The fragility of moral courage is central to the third story running through this novel, which is focused on the costs of righteousness. A man known as PT Sir is a P.E. teacher at Jivan’s old school. He’s a nervous, grasping character, not inherently evil, just desperate for the trappings of prestige. That hunger makes him a handy tool for a local politician who needs an expedient servant willing to lie when necessary. And so, for a bit of flattery and a few modest bribes, PT Sir slides comfortably into a morass of political corruption – all for the greater good, of course.

In one indelible episode, a political boss dispatches PT Sir to a rural village to promote the party’s plans for a new school. His speech is just a collection of empty promises, but it attracts a crowd that quickly shifts out of his control.
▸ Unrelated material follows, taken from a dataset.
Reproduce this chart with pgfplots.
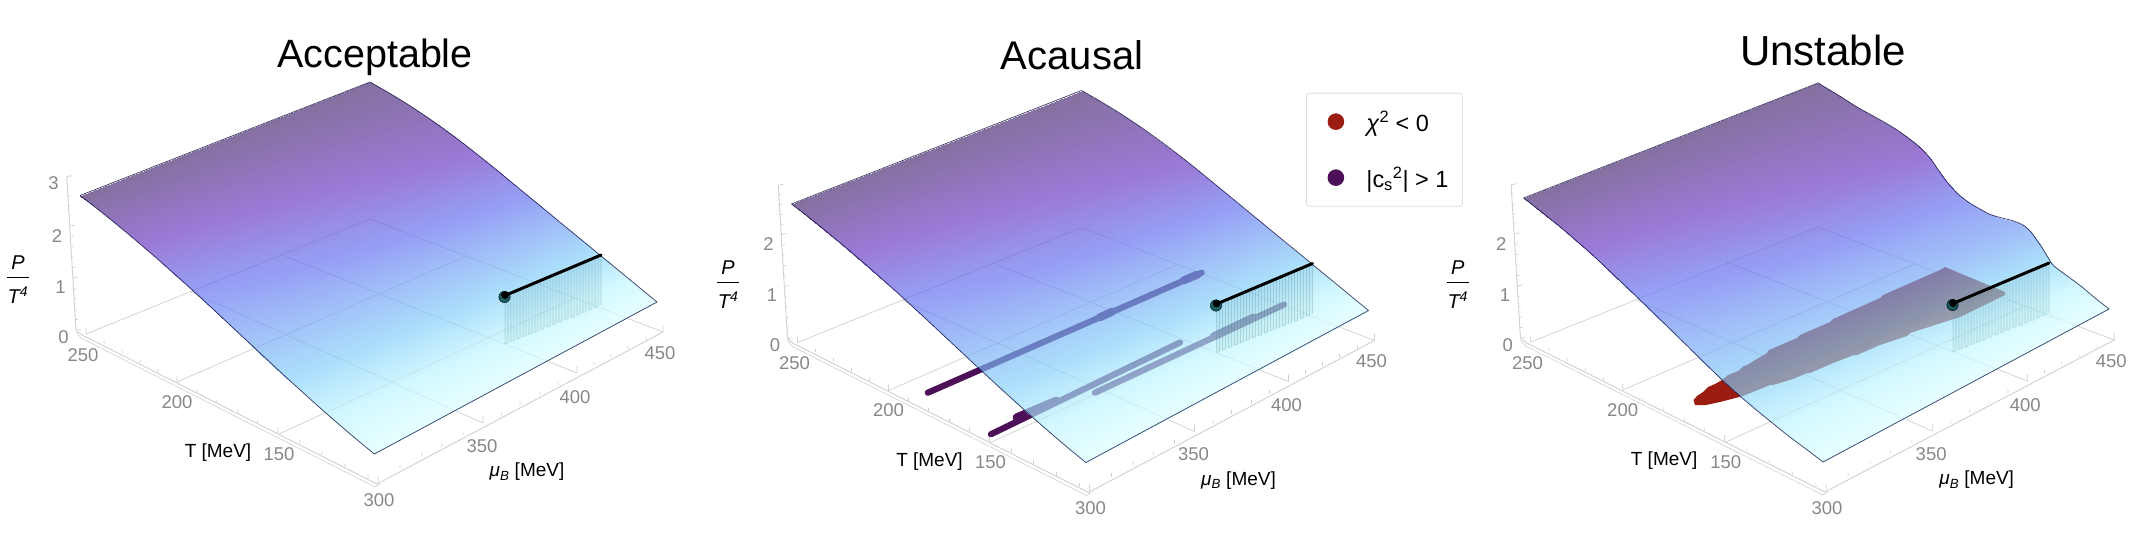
\documentclass[border=0pt]{standalone}
\usepackage{fontspec}
\setmainfont{Liberation Sans}
\usepackage{pgfplots}
\usepackage{pgfplotstable}
\pgfplotsset{compat=1.18}
\definecolor{axgray}{RGB}{208,208,208}
\definecolor{labgray}{RGB}{135,135,135}
\definecolor{acaus}{RGB}{77,16,88}
\definecolor{unst}{RGB}{155,28,16}
\pgfplotsset{
 colormap={eos}{rgb255(0)=(73,42,113) rgb255(25)=(106,54,191) rgb255(50)=(98,113,240) rgb255(75)=(131,206,249) rgb255(88)=(188,244,255) rgb255(100)=(218,255,255)},
 panel/.style={hide axis, scale only axis, width=760pt, height=542pt,
  xmin=0,xmax=760,ymin=0,ymax=542,zmin=0,zmax=1,y dir=reverse,view={0}{90},clip=false,
  colormap name=eos, point meta min=0, point meta max=1, unbounded coords=jump},
 sfc/.style={surf, shader=interp, opacity=0.67, forget plot},
 edge/.style={forget plot, no marks, smooth, line width=0.8pt, color=black!78!blue, opacity=0.7},
 ax/.style={forget plot, no marks, line width=0.9pt, color=axgray, line join=round},
}
\pgfplotstableread{
x y c
80 195.5 0
370 82 0
96.7 208.4 0.069
389.2 93 0.039
112.9 221.4 0.139
407.2 104 0.078
128.5 234.3 0.208
424 115 0.117
143.8 247.2 0.276
439.8 126 0.156
158.8 260.1 0.342
454.8 137 0.195
173.4 273.1 0.408
469.2 148 0.234
187.7 285.9 0.474
483.1 159 0.288
201.9 298.9 0.522
496.6 170 0.35
215.9 311.8 0.559
510 181 0.413
229.8 324.8 0.596
523.4 192 0.475
243.6 337.7 0.632
536.7 203 0.53
257.4 350.6 0.669
550.1 214 0.58
271.3 363.5 0.706
563.4 225 0.63
285.3 376.5 0.743
576.8 236 0.68
299.5 389.4 0.784
590.2 247 0.73
313.8 402.3 0.828
603.5 258 0.782
328.4 415.2 0.871
616.9 269 0.837
343.4 428.2 0.914
630.3 280 0.891
358.6 441.1 0.957
643.6 291 0.946
374.3 454 1
657 302 1
}\surfA
\pgfplotstableread{
x y c
75.6 190 0
370 75 0
93.4 204 0.074
390 87 0.041
111 218 0.147
409 99 0.083
125.4 230.3 0.213
428 109.5 0.12
139.5 242.5 0.275
446 120 0.155
151 253 0.33
459 129 0.187
163.3 264.7 0.39
471.5 139 0.221
177 277.6 0.45
482 150 0.265
191 291 0.52
490 161.5 0.329
206 305.6 0.55
499 174 0.398
220.5 319.6 0.589
510 186 0.464
230.8 329.7 0.617
521 194.5 0.508
238.6 337.3 0.638
532 201 0.536
244.4 343 0.654
541 206 0.556
248.6 347.1 0.665
552 209.5 0.575
252 350.6 0.675
564 212.5 0.588
257.4 355.8 0.69
575 217 0.608
265.9 364 0.712
583 224 0.639
274.3 372.2 0.735
588 231 0.67
283.4 380.3 0.758
593 238 0.70
291.8 388 0.78
597 244.6 0.73
302 396.6 0.80
601 251 0.76
311 404.2 0.83
605.5 257.7 0.79
326.7 416.9 0.876
620 268.5 0.84
341 428.4 0.916
634 279 0.894
358 441 0.958
647 290 0.947
375 454 1
661 301 1
}\surfC
\newcommand{\EdgesA}{%
 \addplot[edge,sharp plot] coordinates {(80,195.5)(370,82)};
 \addplot[edge] coordinates {(370,82)(389.2,93)(407.2,104)(424,115)(439.8,126)(454.8,137)(469.2,148)(483.1,159)(496.6,170)(510,181)(523.4,192)(536.7,203)(550.1,214)(563.4,225)(576.8,236)(590.2,247)(603.5,258)(616.9,269)(630.3,280)(643.6,291)(657,302)};
 \addplot[edge,sharp plot] coordinates {(657,302)(374.3,454)};
 \addplot[edge] coordinates {(80,195.5)(96.7,208.4)(112.9,221.4)(128.5,234.3)(143.8,247.2)(158.8,260.1)(173.4,273.1)(187.7,285.9)(201.9,298.9)(215.9,311.8)(229.8,324.8)(243.6,337.7)(257.4,350.6)(271.3,363.5)(285.3,376.5)(299.5,389.4)(313.8,402.3)(328.4,415.2)(343.4,428.2)(358.6,441.1)(374.3,454)};
}
\newcommand{\Floor}{%
 % grid
 \addplot[ax,line width=0.7pt] coordinates {(86,334)(370,219) (nan,nan) (177,382)(466,256) (nan,nan) (279,434)(575,298) (nan,nan)
   (483,423)(191,292) (nan,nan) (577,373)(280,254) (nan,nan) (663,332)(370,219)};
 % axes
 \addplot[ax] coordinates {(66.7,176.7)(76,330)(82,335)(377,484)(663,332)};
 \addplot[ax,line width=0.6pt] coordinates {(76,332)(81,338)(375,487)(380,484)};
 % major ticks
 \addplot[ax,line width=0.7pt] coordinates {(177,382)(177,376) (nan,nan) (278,433)(278,427) (nan,nan) (86,334)(86,328) (nan,nan)
   (483,423)(483,416) (nan,nan) (577,373)(577,366) (nan,nan) (663,332)(663,325) (nan,nan) (378,483)(378,476) (nan,nan)
   (76,330)(81,329.5) (nan,nan) (72.8,278)(78,277) (nan,nan) (69.6,226)(75,225) (nan,nan) (66.7,176.7)(72,175.7)};
 % minor ticks
 \addplot[ax,line width=0.6pt] coordinates {(104,343.5)(104,340) (nan,nan) (122,353)(122,349.5) (nan,nan) (140,363)(140,359.5) (nan,nan) (158,372.5)(158,369) (nan,nan)
   (197,392.5)(197,389) (nan,nan) (217,403)(217,399.5) (nan,nan) (238,413)(238,409.5) (nan,nan) (258,423)(258,419.5) (nan,nan)
   (300,443.5)(300,440) (nan,nan) (322,455)(322,451.5) (nan,nan) (345,467)(345,463.5) (nan,nan) (368,478)(368,474.5) (nan,nan)
   (400,468)(400,464.5) (nan,nan) (421.7,456.7)(421.7,453) (nan,nan) (441.7,446.7)(441.7,443) (nan,nan) (463,435)(463,431.5) (nan,nan)
   (501.7,415)(501.7,411.5) (nan,nan) (520,405)(520,401.5) (nan,nan) (540,395)(540,391.5) (nan,nan) (558,385)(558,381.5) (nan,nan)
   (594,365)(594,361.5) (nan,nan) (611,357)(611,353.5) (nan,nan) (628,349)(628,345.5) (nan,nan) (646,340)(646,336.5) (nan,nan)
   (75,319.6)(78,319.4) (nan,nan) (74.4,309.2)(77.4,309) (nan,nan) (73.7,298.8)(76.7,298.6) (nan,nan) (73.2,288.4)(76.2,288.2) (nan,nan)
   (72.2,267.6)(75.2,267.4) (nan,nan) (71.6,257.2)(74.6,257) (nan,nan) (70.9,246.8)(73.9,246.6) (nan,nan) (70.3,236.4)(73.3,236.2) (nan,nan)
   (69,216)(72,215.8) (nan,nan) (68.4,206)(71.4,205.8) (nan,nan) (67.8,196)(70.8,195.8) (nan,nan) (67.2,186)(70.2,185.8)};
 \begin{scope}[every node/.style={text=labgray,font=\fontsize{18.5}{20}\selectfont,inner sep=0pt}]
 \node at (axis cs:83,355,0) {250};
 \node at (axis cs:177,402,0) {200};
 \node at (axis cs:279,454,0) {150};
 \node at (axis cs:379,500,0) {300};
 \node at (axis cs:482,446,0) {350};
 \node at (axis cs:575,397,0) {400};
 \node at (axis cs:660,353,0) {450};
 \node at (axis cs:63.5,337,0) {0};
 \node at (axis cs:60.6,287,0) {1};
 \node at (axis cs:57,236,0) {2};
 \end{scope}
 \node[inner sep=0pt,font=\fontsize{19}{21}\selectfont] at (axis cs:218,453,0) {T [MeV]};
 \node[inner sep=0pt,font=\fontsize{19}{21}\selectfont] at (axis cs:527,472,0) {\textit{μ}\textsubscript{\textit{B}} [MeV]};
}
\newcommand{\Frac}[2]{%
 \node[inner sep=0pt,font=\fontsize{20}{22}\selectfont\itshape] at (axis cs:#1,#2-14.5,0) {P};
 \node[inner sep=0pt,font=\fontsize{20}{22}\selectfont\itshape] at (axis cs:#1,#2+18,0) {T\textsuperscript{4}};
 \addplot[forget plot,no marks,black,line width=0.9pt] coordinates {({#1-11},#2) ({#1+11},#2)};
}
\newcommand{\Line}{%
 \addplot[forget plot,no marks,draw=none,fill=teal!60!gray,fill opacity=0.06] coordinates {(505,296)(601,255)(601,305)(505,344)} --cycle;
 \addplot[forget plot,no marks,color=teal!50!gray,line width=0.7pt,opacity=0.24,line join=bevel] coordinates {
 (505,296)(505,344)(508,342.8)(508,294.7)(511,293.4)(511,341.6)(514,340.4)(514,292.2)(517,290.9)(517,339.2)
 (520,338)(520,289.6)(523,288.3)(523,336.8)(526,335.6)(526,287)(529,285.8)(529,334.4)(532,333.2)(532,284.5)
 (535,283.2)(535,332)(538,330.8)(538,281.9)(541,280.6)(541,329.6)(544,328.4)(544,279.4)(547,278.1)(547,327.2)
 (550,326)(550,276.8)(553,275.5)(553,324.8)(556,323.6)(556,274.2)(559,273)(559,322.4)(562,321.2)(562,271.7)
 (565,270.4)(565,320)(568,318.8)(568,269.1)(571,267.8)(571,317.6)(574,316.4)(574,266.6)(577,265.3)(577,315.2)
 (580,314)(580,264)(583,262.7)(583,312.8)(586,311.6)(586,261.4)(589,260.2)(589,310.4)(592,309.2)(592,258.9)
 (595,257.6)(595,308)(598,306.8)(598,256.3)(601,255)(601,305)};
 \addplot[forget plot,only marks,mark=*,mark size=5.7pt,mark options={draw=none,fill=teal!60!black,fill opacity=0.85}] coordinates {(504.5,297)};
 \addplot[forget plot,no marks,black,line width=3pt,line cap=round] coordinates {(505,295.5)(601,255)};
 \addplot[forget plot,only marks,mark=*,mark size=3.6pt,mark options={draw=none,fill=black}] coordinates {(505,295)};
}
\begin{document}
\begin{tikzpicture}[x=1pt,y=1pt]
\useasboundingbox (0,0) rectangle (2142,542);
%%% panel 1
\begin{axis}[panel]
 \Floor
 \node[inner sep=0pt,text=labgray,font=\fontsize{18.5}{20}\selectfont] at (axis cs:53.5,183,0) {3};
 \Frac{18}{277}
 \addplot3[sfc,mesh/rows=21,mesh/cols=2] table[x=x,y=y,z=c] {\surfA};
 \EdgesA
 \Line
 \node[anchor=base,inner sep=0pt,font=\fontsize{39.5}{42}\selectfont] at (axis cs:375,67.5,0) {Acceptable};
\end{axis}
%%% panel 2
\begin{scope}[shift={(711.5,-8.5)}]
\begin{axis}[panel,
  legend style={at={(axis description cs:0.7822,0.8446)},anchor=north west,draw=black!13,rounded corners=3pt,line width=0.8pt,
   font=\fontsize{23.5}{26}\selectfont,inner xsep=12pt,inner ysep=15.5pt,row sep=30pt,fill=white,
   /tikz/column 1/.style={column sep=20pt}},legend cell align=left]
 \Floor
 \Frac{16.6}{273.5}
 \addplot[forget plot,no marks,color=acaus,line width=6.2pt,line cap=round] coordinates {(216.3,384.2)(490.2,264.2)};
 \addplot[forget plot,no marks,color=acaus,line width=8pt,line cap=round] coordinates {(388,309)(401,303) (nan,nan) (472,272)(486,266)};
 \addplot[forget plot,no marks,color=acaus,line width=6.2pt,line cap=round] coordinates {(279.5,425.7)(468.5,334)};
 \addplot[forget plot,no marks,color=acaus,line width=6.2pt,line cap=round] coordinates {(383.5,384.2)(572.5,296)};
 \addplot[forget plot,no marks,color=acaus,line width=8pt,line cap=round] coordinates {(305,409)(345,392) (nan,nan) (502,328)(542,309)};
 \addplot3[sfc,mesh/rows=21,mesh/cols=2] table[x=x,y=y,z=c] {\surfA};
 \EdgesA
 \Line
 \node[anchor=base,inner sep=0pt,font=\fontsize{40}{42}\selectfont] at (axis cs:360.5,60.5,0) {Acausal};
 \addlegendimage{legend image code/.code={\path[draw=none,fill=none] (-8.5pt,0pt) -- (17.5pt,0pt); \fill[unst,draw=none] (9pt,0pt) circle (8.3pt);}}
 \addlegendentry{\textit{χ}\textsuperscript{2} < 0}
 \addlegendimage{legend image code/.code={\path[draw=none,fill=none] (-8.5pt,0pt) -- (17.5pt,0pt); \fill[acaus,draw=none] (9pt,0pt) circle (8.3pt);}}
 \addlegendentry{|c\textsubscript{s}\textsuperscript{2}| > 1}
\end{axis}
\end{scope}
%%% panel 3 floor
\begin{scope}[shift={(1443.6,-8)}]
\begin{axis}[panel,width=768.74pt]
 \Floor
 \Frac{14}{274}
 \node[anchor=base,inner sep=0pt,font=\fontsize{42}{44}\selectfont] at (axis cs:375,57.7,0) {Unstable};
\end{axis}
\end{scope}
%%% panel 3 surface
\begin{scope}[shift={(1448,-8)}]
\begin{axis}[panel]
 \addplot[forget plot,no marks,draw=none,fill=unst] coordinates {
  (247,397)(245.5,392)(249,388)(255,384)(260,379)(267,376)(274,372)(280,367)(290,363)(296,358)(299,357)(319,345)(321,342)(349,330)(352,327)(382,314)(385,311)(432,290)(435,287)(492,262)(497,259)
  (557,284)(557,287)(512,309)(462,325)(459,328)(432,337)(409,347)(406,347)(385,355)(362,365)(359,365)(345,371)(325,377)(322,377)(295,388)(272,394)(258,397)} --cycle;
 \addplot3[sfc,mesh/rows=27,mesh/cols=2] table[x=x,y=y,z=c] {\surfC};
 \addplot[edge,sharp plot] coordinates {(75.6,190)(370,75)};
 \addplot[edge] coordinates {(370,75)(390,87)(409,99)(428,109.5)(446,120)(459,129)(471.5,139)(482,150)(490,161.5)(499,174)(510,186)(521,194.5)(532,201)(541,206)(552,209.5)(564,212.5)(575,217)(583,224)(588,231)(593,238)(597,244.6)(601,251)(605.5,257.7)(620,268.5)(634,279)(647,290)(661,301)};
 \addplot[edge,sharp plot] coordinates {(661,301)(375,454)};
 \addplot[edge] coordinates {(75.6,190)(93.4,204)(111,218)(125.4,230.3)(139.5,242.5)(151,253)(163.3,264.7)(177,277.6)(191,291)(206,305.6)(220.5,319.6)(230.8,329.7)(238.6,337.3)(244.4,343)(248.6,347.1)(252,350.6)(257.4,355.8)(265.9,364)(274.3,372.2)(283.4,380.3)(291.8,388)(302,396.6)(311,404.2)(326.7,416.9)(341,428.4)(358,441)(375,454)};
 \Line
\end{axis}
\end{scope}
\end{tikzpicture}
\end{document}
As he offers bland platitudes, thugs whip up the audience into a mob that turns on a Muslim family. The atrocity that follows – described in the crazed voice of the killers – leaves PT Sir shaken, but the next day his adviser reassures him that there’s nothing to worry about. Calmed, he leaves the office and realizes, “He himself will be all right. Maybe that is all that can be salvaged.” What a simple, clear summation of the principle of selfishness that rots a community from the inside.

Majumdar’s outrage is matched only by her sympathy for these ordinary people so deft in the practice of self-justification. Building on their perfectly natural weaknesses, the short, intense chapters of “A Burning” present a society riven with influence peddling and abuses of power but still wholly devoted to the appearance of propriety. It’s a damning critique of a culture that generates constant upheaval but no systemic change. In Majumdar’s sharp telling, the courts are a spectacle of paid liars, the press trumpets an endless din of scandal, and the poor are routinely exploited. And through it all, politicians demonize their opponents and promise that salvation is just one election away. Fortunately, all this takes place on the other side of the world and has nothing at all to do with us.